The women surveyed are current and former employees of the mining industry from Baker Lake and Arviat, Nunavut, along with Salluit and Nunakvik in Northern Quebec and Inuvik, N.W.T.

The surveys used open and closed questions created by Firelight Research Inc. and trained Pauktuutit staff on digital survey delivery and data collection.

More than half of the women who answered the survey had been working in the industry for up to three years while some had more than 10 years experience.

Repeated incidents of sexual harassment, violence

Of the women who answered the questions, 45 per cent said they had never experienced sexual violence or harassment. But the women who did said their harassment was intense and that they had to deal with it on a regular basis.

Most women did not hold the same positions as their harassers and were often the victims of men they didn't know, according to the report.

The report says that several women did not report the harassment they experienced to their employer out of fear, embarrassment, or because management seemed unapproachable or there was no one to go to.

Other women who did report incidents had varied reactions from their employers such as offenders losing their jobs or no action taken at all.

Recommendations from the report say there should be more women in human resource and management positions to go to when harassment occurs and have specific company policies and procedures to respond to incidents.

"If their policies are not understood by the staff then it is not going to work," said Kudloo.
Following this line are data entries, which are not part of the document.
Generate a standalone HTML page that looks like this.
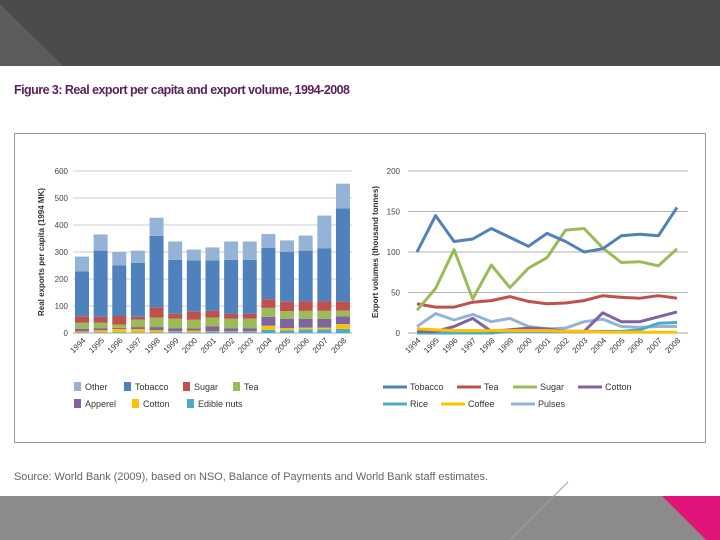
<!DOCTYPE html>
<html><head><meta charset="utf-8"><style>
body{margin:0;width:720px;height:540px;overflow:hidden;background:#fff;font-family:"Liberation Sans",sans-serif}
svg{display:block}
</style></head><body>
<svg width="720" height="540">
<rect x="0" y="0" width="720" height="66" fill="#4b4b4b"/>
<polygon points="0,4 0,66 63,66" fill="#5c5c5c"/>
<text x="14" y="94" font-size="12.5" font-weight="bold" fill="#5b1f5e" textLength="336">Figure 3: Real export per capita and export volume, 1994-2008</text>
<rect x="14.5" y="133.5" width="691" height="309" fill="none" stroke="#999"/>
<g id="left"></g>
<g id="right"></g>
<text x="14" y="480" font-size="11" fill="#666" textLength="474">Source: World Bank (2009), based on NSO, Balance of Payments and World Bank staff estimates.</text>
<rect x="0" y="496" width="720" height="44" fill="#8c8c8c"/>
<line x1="510" y1="540" x2="568" y2="482" stroke="#a0a0a0"/>
<polygon points="662,496 720,496 720,540 706,540" fill="#e0157a"/>
</svg>
<script>
const years=["1994","1995","1996","1997","1998","1999","2000","2001","2002","2003","2004","2005","2006","2007","2008"];
const barNames=["Edible nuts","Cotton","Apperel","Tea","Sugar","Tobacco","Other"];
const barColors=["#4bacc6","#ffc000","#8064a2","#9bbb59","#c0504d","#4f81bd","#95b3d7"];
const nuts=[2,2,3,2,2,4,3,4,4,4,12,10,14,14,15];
const cottonBar=[4,8,12,12,8,2,6,2,2,2,15,8,6,6,18];
const apparel=[10,8,4,8,12,12,8,18,12,12,33,35,32,32,28];
const teaBar=[22,20,12,28,35,35,32,33,35,35,33,28,30,30,22];
const sugarBar=[24,22,32,10,38,18,30,25,18,18,32,35,35,35,33];
const tobaccoBar=[166,245,187,200,265,200,190,187,200,200,190,185,188,196,345];
const otherBar=[55,60,50,45,67,68,40,48,68,68,52,42,56,122,92];
const barTicks=[0,100,200,300,400,500,600];

const lineNames=["Tobacco","Tea","Sugar","Cotton","Rice","Coffee","Pulses"];
const lineColors=["#4f81bd","#c0504d","#9bbb59","#8064a2","#4bacc6","#ffc000","#95b3d7"];
const tobaccoVol=[100,145,113,116,129,118,107,123,113,100,104,120,122,120,155];
const teaVol=[36,32,32,38,40,45,39,36,37,40,46,44,43,46,43];
const sugarVol=[28,55,103,42,84,56,80,93,127,129,105,87,88,83,104];
const cottonVol=[2,2,8,18,2,4,6,5,2,2,25,14,14,20,26];
const riceVol=[0,0,0,0,0,2,2,2,2,2,2,2,4,12,13];
const coffeeVol=[5,4,3,3,3,3,3,3,2,2,1,1,1,1,1];
const pulsesVol=[8,24,16,23,14,18,8,5,6,14,17,8,7,8,8];
const lineTicks=[0,50,100,150,200];

const NS="http://www.w3.org/2000/svg";
function mk(p,t,a){const e=document.createElementNS(NS,t);for(const k in a)e.setAttribute(k,a[k]);p.appendChild(e);return e;}

const L=document.getElementById('left');
const ly=v=>333-v*162/600;
const lx=i=>82+i*18.64;
barTicks.forEach(t=>{
 const g=mk(L,'line',{x1:73,x2:352,y1:ly(t),y2:ly(t),stroke:t===0?'#888':'#bbb','stroke-width':0.8});
 
 
 const tx=mk(L,'text',{x:68,y:ly(t)+3,'font-size':8,fill:'#444','text-anchor':'end'});tx.textContent=t;
 
 
});
const stacks=[nuts,cottonBar,apparel,teaBar,sugarBar,tobaccoBar,otherBar];
years.forEach((y,i)=>{
 let c=0;
 stacks.forEach((s,k)=>{
  const r=mk(L,'rect',{x:lx(i)-7,width:14,y:ly(c+s[i]),height:ly(c)-ly(c+s[i]),fill:barColors[k]});
  
  
  c+=s[i];
 });
 const t=mk(L,'text',{x:lx(i)+4,y:341,'font-size':8,fill:'#333','text-anchor':'end',transform:`rotate(-45 ${lx(i)+4} 341)`});t.textContent=y;
 
 
});
const lt=mk(L,'text',{x:44,y:252,'font-size':8,'font-weight':'bold',fill:'#333','text-anchor':'middle',transform:'rotate(-90 44 252)'});lt.textContent='Real exports per capita (1994 MK)';



const R=document.getElementById('right');
const ry=v=>333-v*162/200;
const rx=i=>417+i*18.57;
lineTicks.forEach(t=>{
 const g=mk(R,'line',{x1:408,x2:688,y1:ry(t),y2:ry(t),stroke:t===0?'#888':'#999','stroke-width':0.8});
 
 
 const tx=mk(R,'text',{x:400,y:ry(t)+3,'font-size':8,fill:'#444','text-anchor':'end'});tx.textContent=t;
 
 
});
const series=[tobaccoVol,teaVol,sugarVol,cottonVol,riceVol,coffeeVol,pulsesVol];
[6,4,3,5,1,2,0].forEach(k=>{
 const d=series[k].map((v,i)=>(i?'L':'M')+rx(i).toFixed(1)+','+ry(v).toFixed(1)).join('');
 const p=mk(R,'path',{d:d,fill:'none',stroke:lineColors[k],'stroke-width':3,'stroke-linejoin':'round'});
 
 
});
years.forEach((y,i)=>{
 const t=mk(R,'text',{x:rx(i)+4,y:341,'font-size':8,fill:'#333','text-anchor':'end',transform:`rotate(-45 ${rx(i)+4} 341)`});t.textContent=y;
 
 
});
const rt=mk(R,'text',{x:378,y:252,'font-size':8,'font-weight':'bold',fill:'#333','text-anchor':'middle',transform:'rotate(-90 378 252)'});rt.textContent='Export volumes (thousand tonnes)';



const leftLeg=[["Other",6,74,387],["Tobacco",5,124,387],["Sugar",4,183,387],["Tea",3,233,387],["Apperel",2,74,404],["Cotton",1,132,404],["Edible nuts",0,187,404]];
leftLeg.forEach(([n,k,x,y])=>{
 const s=mk(L,'rect',{x:x,y:y-5,width:7,height:9,fill:barColors[k]});
 
 
 const t=mk(L,'text',{x:x+11,y:y+3,'font-size':9,fill:'#333'});t.textContent=n;
 
 
});
const rightLeg=[["Tobacco",0,383,387],["Tea",1,457,387],["Sugar",2,513,387],["Cotton",3,578,387],["Rice",4,383,404],["Coffee",5,441,404],["Pulses",6,511,404]];
rightLeg.forEach(([n,k,x,y])=>{
 const s=mk(R,'line',{x1:x,x2:x+24,y1:y,y2:y,stroke:lineColors[k],'stroke-width':3});
 
 
 const t=mk(R,'text',{x:x+27,y:y+3,'font-size':9,fill:'#333'});t.textContent=n;
 
 
});
</script>
</body></html>
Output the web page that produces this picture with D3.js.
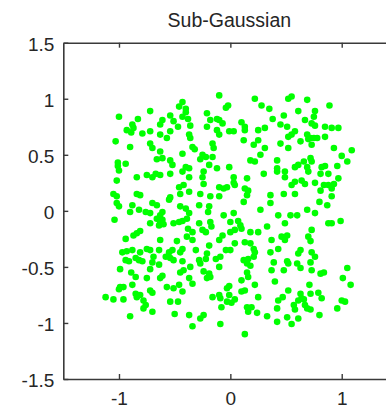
<!DOCTYPE html>
<html><head><meta charset="utf-8">
<script src="https://cdn.jsdelivr.net/npm/d3@7"></script>
<style>
html,body{margin:0;padding:0;background:#fff;overflow:hidden}
svg{display:block}
text{font-family:"Liberation Sans",Arial,Helvetica,sans-serif;fill:#262626}
</style></head>
<body>
<svg id="chart" width="386" height="408"></svg>
<script>
const chartTitle = "Sub-Gaussian";
const xTicks = [-1, 0, 1];
const yTicks = [-1.5, -1, -0.5, 0, 0.5, 1, 1.5];
const yTickLabels = ["-1.5", "-1", "-0.5", "0", "0.5", "1", "1.5"];
const xTickLabels = ["-1", "0", "1"];

// sample points [x, y]
const samples = [
[-0.72,0.89],[-1.00,0.84],[-0.43,0.97],[-0.46,0.93],[-0.40,0.91],[-0.40,0.88],[-0.43,0.84],[-0.54,0.85],[-0.38,0.82],[-0.83,0.82],[-0.88,0.77],[-0.87,0.74],[-0.93,0.72],[-0.89,0.70],[-0.61,0.81],[-0.63,0.77],[-0.51,0.80],[-0.47,0.75],[-0.79,0.69],[-0.72,0.71],[-0.63,0.68],[-0.54,0.71],[-0.57,0.65],[-1.03,0.62],[-0.90,0.57],[-0.72,0.60],[-0.70,0.56],[-0.63,0.53],[-0.43,0.51],[-0.66,0.46],[-0.61,0.47],[-0.54,0.45],[-0.52,0.41],[-1.01,0.43],[-1.01,0.40],[-0.94,0.42],[-0.40,0.39],
[-0.10,1.03],[0.22,1.00],[-0.04,0.92],[-0.02,0.94],[0.35,0.91],[0.28,0.94],[-0.21,0.87],[-0.18,0.81],[-0.12,0.82],[-0.10,0.81],[-0.07,0.78],[0.10,0.79],[0.13,0.75],[0.13,0.72],[0.38,0.82],[-0.36,0.76],[-0.21,0.75],[-0.12,0.72],[-0.10,0.68],[-0.01,0.71],[0.03,0.71],[0.25,0.72],[0.31,0.74],[-0.37,0.68],[-0.36,0.65],[0.12,0.63],[0.21,0.59],[0.25,0.63],[-0.16,0.60],[-0.15,0.56],[-0.34,0.57],[-0.32,0.55],[0.31,0.56],[-0.25,0.50],[-0.22,0.48],[-0.27,0.46],[-0.16,0.48],[0.18,0.45],[0.22,0.44],[0.27,0.50],[-0.19,0.41],[-0.12,0.38],[-0.01,0.39],[-0.37,0.38],
[0.52,1.00],[0.55,1.02],[0.69,0.99],[0.89,0.94],[0.61,0.89],[0.76,0.89],[0.48,0.85],[0.67,0.81],[0.75,0.84],[0.45,0.77],[0.51,0.75],[0.73,0.78],[0.76,0.76],[0.85,0.75],[0.91,0.74],[0.97,0.74],[0.58,0.71],[0.55,0.68],[0.52,0.66],[0.69,0.68],[0.72,0.65],[0.75,0.65],[0.70,0.64],[0.78,0.65],[0.85,0.66],[0.63,0.62],[0.45,0.60],[0.52,0.56],[0.73,0.59],[0.93,0.56],[1.09,0.54],[1.00,0.49],[0.42,0.45],[0.66,0.44],[0.72,0.47],[0.73,0.44],[1.05,0.44],[0.58,0.39],[0.61,0.41],[0.69,0.39],[0.42,0.38],[0.49,0.35],[0.82,0.39],[0.85,0.40],[0.96,0.40],
[-1.00,0.36],[-0.84,0.30],[-0.75,0.32],[-0.70,0.30],[-0.67,0.33],[-0.63,0.32],[-0.54,0.33],[-0.43,0.35],[-0.37,0.30],[-1.02,0.27],[-0.46,0.21],[-0.42,0.23],[-1.05,0.15],[-1.02,0.13],[-0.84,0.15],[-0.81,0.14],[-0.54,0.12],[-0.55,0.10],[-0.45,0.15],[-1.02,0.07],[-1.00,0.04],[-0.88,0.05],[-0.70,0.07],[-0.66,0.05],[-0.45,0.04],[-0.40,0.02],[-0.90,-0.01],[-0.82,0.01],[-0.76,-0.01],[-0.72,-0.02],[-0.61,-0.01],[-0.63,-0.04],[-0.37,-0.02],[-1.04,-0.08],[-0.72,-0.11],[-0.66,-0.07],[-0.63,-0.10],[-0.61,-0.08],[-0.64,-0.13],[-0.60,-0.12],[-0.51,-0.11],[-0.46,-0.10],[-0.43,-0.09],[-0.39,-0.07],[-0.38,-0.16],[-0.84,-0.20],[-0.81,-0.18],[-0.87,-0.22],[-0.94,-0.25],[-0.63,-0.26],[-0.48,-0.27],[-0.39,-0.23],[-0.75,-0.34],[-0.72,-0.35],[-0.43,-0.34],[-0.45,-0.37],[-0.97,-0.37],[-0.93,-0.36],[-0.88,-0.35],[-0.81,-0.37],[-0.64,-0.35],[-0.55,-0.37],[-0.52,-0.35],[-0.85,-0.42],[-0.69,-0.41],
[-0.24,0.35],[-0.25,0.30],[0.03,0.30],[0.15,0.29],[0.30,0.33],[0.42,0.35],[-0.24,0.24],[-0.10,0.21],[-0.06,0.20],[-0.03,0.21],[0.04,0.23],[0.03,0.25],[0.13,0.20],[0.16,0.18],[-0.37,0.17],[-0.27,0.15],[-0.18,0.13],[-0.10,0.13],[0.15,0.14],[0.12,0.08],[0.36,0.14],[0.36,0.07],[-0.28,0.05],[-0.19,0.04],[-0.20,-0.01],[0.27,0.01],[-0.06,-0.04],[0.03,-0.02],[-0.28,-0.11],[-0.18,-0.10],[-0.17,-0.14],[0.07,-0.09],[0.09,-0.13],[0.10,-0.16],[0.04,-0.17],[0.00,-0.10],[0.18,-0.19],[0.25,-0.19],[0.33,-0.14],[-0.34,-0.19],[-0.25,-0.17],[-0.22,-0.19],[-0.07,-0.22],[0.00,-0.19],[-0.34,-0.26],[-0.10,-0.26],[0.13,-0.28],[0.18,-0.29],[0.04,-0.29],[-0.19,-0.31],[0.37,-0.26],[-0.31,-0.35],[-0.21,-0.38],[-0.04,-0.35],[0.00,-0.35],[0.21,-0.34],[0.22,-0.37],[0.36,-0.37],
[0.49,0.30],[0.70,0.35],[0.81,0.33],[0.88,0.33],[0.58,0.26],[0.55,0.23],[0.64,0.27],[0.67,0.24],[0.76,0.25],[0.84,0.23],[0.88,0.23],[0.91,0.20],[0.93,0.24],[0.97,0.29],[0.81,0.18],[0.48,0.15],[0.58,0.15],[0.91,0.13],[0.80,0.08],[0.87,0.05],[0.43,-0.04],[0.54,-0.04],[0.60,-0.04],[0.69,0.01],[0.76,-0.02],[0.88,-0.11],[0.91,-0.11],[0.99,-0.09],[0.49,-0.11],[0.73,-0.17],[0.46,-0.23],[0.51,-0.22],[0.49,-0.26],[0.70,-0.23],[0.72,-0.27],[0.43,-0.34],[0.63,-0.35],[0.61,-0.38],[0.73,-0.37],
[-0.94,-0.44],[-0.91,-0.45],[-0.82,-0.44],[-0.79,-0.45],[-0.70,-0.46],[-0.64,-0.48],[-0.58,-0.41],[-0.54,-0.42],[-0.51,-0.44],[-0.43,-0.45],[-0.99,-0.52],[-0.89,-0.55],[-0.85,-0.59],[-0.72,-0.52],[-0.75,-0.60],[-0.63,-0.60],[-0.61,-0.58],[-0.45,-0.55],[-0.42,-0.53],[-0.37,-0.60],[-0.99,-0.68],[-1.00,-0.70],[-0.96,-0.68],[-0.88,-0.66],[-0.57,-0.68],[-0.51,-0.69],[-0.46,-0.66],[-0.72,-0.71],[-0.43,-0.72],[-1.12,-0.77],[-1.05,-0.79],[-0.96,-0.79],[-0.85,-0.74],[-0.84,-0.77],[-0.81,-0.75],[-0.78,-0.80],[-0.76,-0.84],[-0.78,-0.87],[-0.70,-0.73],[-0.54,-0.81],[-0.47,-0.81],[-0.70,-0.90],[-0.50,-0.92],[-0.90,-0.94],[-0.37,-0.93],
[-0.28,-0.44],[-0.27,-0.47],[-0.22,-0.43],[-0.13,-0.43],[-0.09,-0.41],[-0.36,-0.50],[-0.10,-0.50],[0.12,-0.44],[0.16,-0.43],[0.21,-0.41],[0.15,-0.47],[0.18,-0.49],[0.39,-0.46],[-0.24,-0.54],[-0.19,-0.56],[-0.21,-0.60],[-0.18,-0.59],[0.15,-0.55],[0.37,-0.53],[0.10,-0.62],[0.16,-0.59],[-0.34,-0.65],[0.22,-0.66],[-0.03,-0.69],[-0.01,-0.67],[-0.16,-0.77],[-0.10,-0.75],[-0.09,-0.78],[0.10,-0.72],[0.13,-0.71],[0.25,-0.77],[-0.01,-0.75],[-0.03,-0.81],[0.04,-0.79],[0.01,-0.82],[-0.08,-0.86],[0.15,-0.86],[0.19,-0.86],[0.16,-0.90],[-0.27,-0.96],[-0.24,-0.93],[0.24,-0.91],[0.33,-0.94],[-0.34,-1.03],[-0.09,-1.01],[0.13,-1.10],
[0.51,-0.45],[0.52,-0.47],[0.60,-0.47],[0.63,-0.51],[0.72,-0.46],[0.76,-0.41],[0.48,-0.53],[0.73,-0.53],[0.81,-0.56],[0.84,-0.55],[1.05,-0.51],[1.01,-0.60],[0.40,-0.63],[0.71,-0.66],[1.08,-0.66],[0.52,-0.71],[0.63,-0.74],[0.64,-0.78],[0.72,-0.74],[0.79,-0.73],[0.82,-0.78],[0.47,-0.77],[0.43,-0.80],[0.61,-0.80],[0.66,-0.79],[0.42,-0.87],[0.57,-0.84],[0.58,-0.88],[0.67,-0.84],[0.69,-0.87],[0.72,-0.88],[1.00,-0.80],[1.03,-0.81],[0.96,-0.87],[0.51,-0.95],[0.61,-0.96],[0.80,-0.93],[0.55,-1.01],[0.42,-0.99]
];

(function () {
const svg = d3.select("#chart");
const mLeft = 63.3, mTop = 42.7, mBottom = 379, plotRight = 397.4;
const x = d3.scaleLinear().domain([-1.5, 1.5]).range([mLeft, plotRight]);
const y = d3.scaleLinear().domain([-1.5, 1.5]).range([mBottom, mTop]);

const axisColor = "#3a3a3a";

// points
svg.append("g").selectAll("circle").data(samples).join("circle")
  .attr("cx", d => x(d[0])).attr("cy", d => y(d[1])).attr("r", 3.3)
  .attr("fill", "#00ff00");

// bottom axis
const gB = svg.append("g").attr("transform", `translate(0,${mBottom})`)
  .call(d3.axisBottom(x).tickValues(xTicks).tickSizeInner(-5).tickSizeOuter(0)
    .tickFormat((d,i) => xTickLabels[i]));
// top axis
svg.append("g").attr("transform", `translate(0,${mTop})`)
  .call(d3.axisTop(x).tickValues(xTicks).tickSizeInner(-5).tickSizeOuter(0).tickFormat(""));
// left axis
const gL = svg.append("g").attr("transform", `translate(${mLeft},0)`)
  .call(d3.axisLeft(y).tickValues(yTicks).tickSizeInner(-5).tickSizeOuter(0).tickPadding(9)
    .tickFormat((d,i) => yTickLabels[i]));
// right axis (outside view)
svg.append("g").attr("transform", `translate(${plotRight},0)`)
  .call(d3.axisRight(y).tickValues(yTicks).tickSizeInner(-5).tickSizeOuter(0).tickFormat(""));

svg.selectAll(".domain").attr("stroke", axisColor).attr("stroke-width", 1.6);
svg.selectAll(".tick line").attr("stroke", axisColor).attr("stroke-width", 1.4);
svg.selectAll(".tick text").attr("font-size", 19).attr("fill", "#262626")
  .attr("font-family", "'Liberation Sans', Arial, sans-serif");
gB.selectAll(".tick text").attr("dy", null).attr("y", 26);
gL.selectAll(".tick text").attr("dy", "0.42em");

svg.append("text").attr("x", x(0) - 1).attr("y", 27).attr("text-anchor", "middle")
  .attr("font-size", 19.5).text(chartTitle);
})();
</script>
</body></html>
An excavator transfers high grade stockpiled minerals into a hauling truck at Agnico Eagle's Amaruq mine site in Nunavut, in July 2019.
An excavator transfers high grade stockpiled minerals into a hauling truck at Agnico Eagle's Amaruq mine site in Nunavut, in July 2019.(Cole Burston/Bloomberg)

Mines say there is zero-tolerance for harassment

Agnico Eagle says that eight per cent of their Nunavut workforce is Inuit women.

A spokesperson from the company said Agnico Eagle has a zero-tolerance policy in place on violence, harassment and sexual harassment. It also has a four-hour training for all employees on bullying, harassment, discrimination and how to recognize and respond to them.

The spokesperson said 3,306 employees in Nunavut have taken the training.

Both Baffinland and Glencore Canada sent statements to CBC saying they have zero-tolerance policies on harassment.

Inuit women supporting large households on low income

According to the report, most women feel safe working at the mine but that feeling safety can vary throughout the day depending on the situation. One woman wrote in the survey that she felt safe while on shift but unsafe after hours while off duty.

A third of the women who responded to the survey said they were providing financial support between four to six people in their household back home.

The most common jobs for Inuit women in mining are lower level positions that earned salaries of $60,000 or less.

"A lot of women working at those lower level positions are supporting their children and sometimes extend family members," said Kudloo. "So they need to be in a safe place to work and be happy where their workplace is making money for their families and for themselves."

Kudloo says Pauktuutit will work with any mine on their harassment policies.

She has already spoken to the Meadowbank mine, part of Agnico Eagle Mines, who reached out about the report.

"We have been looking at this for a long time and things have to improve," said Kudloo.

"If people are happy working in these places, the resource extraction industry, then it is good for our people and their companies so we need to work together."